Wednesday, July 26, 2006

Too Poor For Graduate School

Here is an interesting article in the Washington Post (online) about how difficult it is for students with an insufficient income stream to continue their higher education into graduate school:

"Put Grad School Within My Grasp"

Although I agree with the sentiments expressed in the article – I am hoping to get into a PhD program sometime in the near future, and worry about my ability to afford doing so – I think the issues surrounding higher education and those in the low-income bracket are more complex than is expressed in it. For example the author, Sui Lang Panoke, recommends the creation of a federal need-based program to assist graduate students based on merit and not on economic background. This point is well taken; a program that is blind to one's economic standing while basing desert on academic merit is a fair one. However, from personal experience, I know only two people who also intend to attend a graduate program, and share my socioeconomic background. So it is not only a matter of what your economic standing is at the point you decide to attend graduate school. Granted, the author's situation is a common difficulty that deserves attention, especially when considering non-funded masters programs. But my concern lies with getting individuals from a socioeconomic background that just about dictates against going to grad school, to want to go to grad school in the first place.

5 comments:

Don Runsfeld said...

Maybe Sui shouldn't have been fucking around and doing her home work. Now she's a single mom and it's everybody else's fault. What a dumb cunt!

David U. said...

You kidding me? All that shit I wrote and the best point of discussion you bring to the table is that the article's author has a false sense of entitlement, because she's a single mother?! Why don't we argue down the slippery slope and say that any one who can't afford to go to school because of their circumstances should accept it and shut up? Does that sound agreeable to you?

Thorley said...

All that shit I wrote and the best point of discussion you bring to the table is that the article's author has a false sense of entitlement, because she's a single mother?!

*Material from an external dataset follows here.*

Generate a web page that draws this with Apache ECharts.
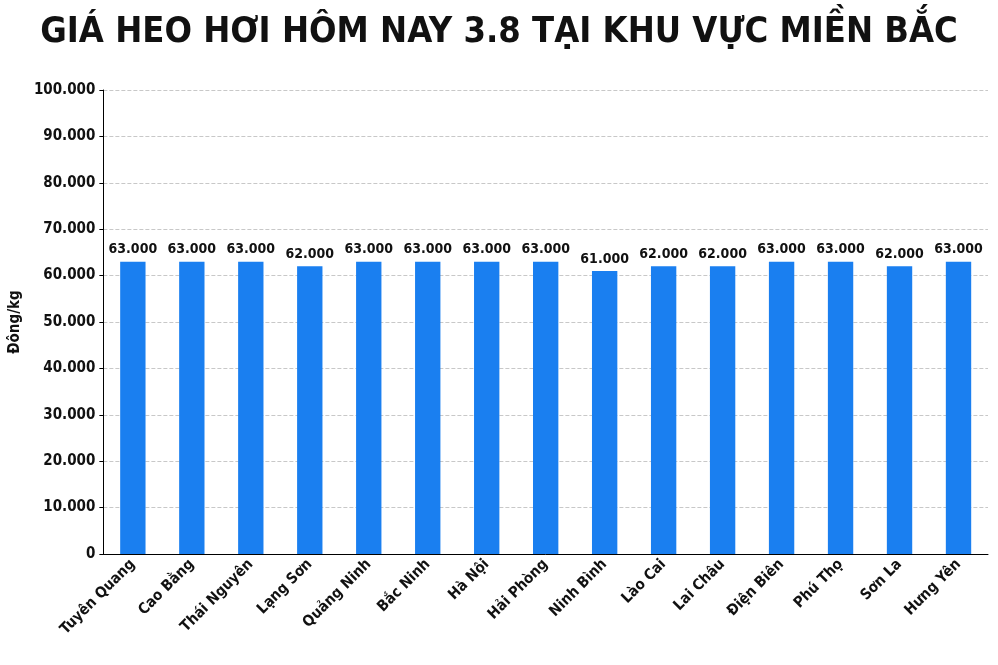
<!DOCTYPE html>
<html><head><meta charset="utf-8">
<script src="https://cdn.jsdelivr.net/npm/echarts@6/dist/echarts.min.js"></script>
<style>html,body{margin:0;padding:0;background:#fff}#c{width:998px;height:665px}</style>
</head><body><div id="c"></div>
<script>
const categories = ["Tuyên Quang","Cao Bằng","Thái Nguyên","Lạng Sơn","Quảng Ninh","Bắc Ninh","Hà Nội","Hải Phòng","Ninh Bình","Lào Cai","Lai Châu","Điện Biên","Phú Thọ","Sơn La","Hưng Yên"];
const prices = [63000,63000,63000,62000,63000,63000,63000,63000,61000,62000,62000,63000,63000,62000,63000];
const fmt = v => String(v).replace(/\B(?=(\d{3})+(?!\d))/g, ".");
const F = "'DejaVu Sans Condensed','Liberation Sans Narrow',sans-serif";
const chart = echarts.init(document.getElementById('c'));
chart.setOption({
  title:{text:"GIÁ HEO HƠI HÔM NAY 3.8 TẠI KHU VỰC MIỀN BẮC",left:'center',top:10,
    textStyle:{fontFamily:F,fontSize:36,fontWeight:'bold',color:'#111'}},
  grid:{left:97,right:10,top:90,bottom:111,containLabel:false},
  xAxis:{type:'category',data:categories,
    axisLine:{lineStyle:{color:'#000'}},axisTick:{show:false},
    axisLabel:{rotate:45,color:'#111',fontFamily:F,fontWeight:'bold',fontSize:15,interval:0}},
  yAxis:{type:'value',min:0,max:100000,interval:10000,name:'Đông/kg',nameLocation:'middle',nameGap:68,
    nameTextStyle:{fontFamily:F,fontWeight:'bold',fontSize:15,color:'#111'},
    axisLine:{show:true,lineStyle:{color:'#000'}},axisTick:{show:true,length:4,lineStyle:{color:'#000'}},
    axisLabel:{formatter:fmt,color:'#111',fontFamily:F,fontWeight:'bold',fontSize:15},
    splitLine:{lineStyle:{type:'dashed',color:'#c8c8c8'}}},
  series:[{type:'bar',data:prices,barWidth:'43%',itemStyle:{color:'#1a7ff0'},
    label:{show:true,position:'top',formatter:p=>fmt(p.value),color:'#111',fontFamily:F,fontWeight:'bold',fontSize:14}}]
});
</script></body></html>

Sounds like an appropriate response to a whiner who complains that after she made her own life more difficult and apparently doesn’t have the chops to earn her way through life, she expects the rest of us to pay for her to get an advanced degree from an elite university to work for the government so she can “redistribute wealth” from the rest of us.

Neal McClusky does a pretty good job of .

David U. said...

I admit there are some glaring holes in the op-ed piece that takes away from the author's persuasiveness. I agree with Mr. McClusky's point that she should have provided more evidence to support her claims. I don't think I'd go so far as to say she doesn't have the chops to earn her way through life (her willingness to juggle a child, and a masters program suffices as evidence for that). Anyways, I'm gonna get back to rereading the just desert theories I've read in the past. Then I'll probably add a new post dealing with whether Ms. Panoke can justifiably make the claims she made...

David U. said...

By the way Thorley, that was far from an appropriate response.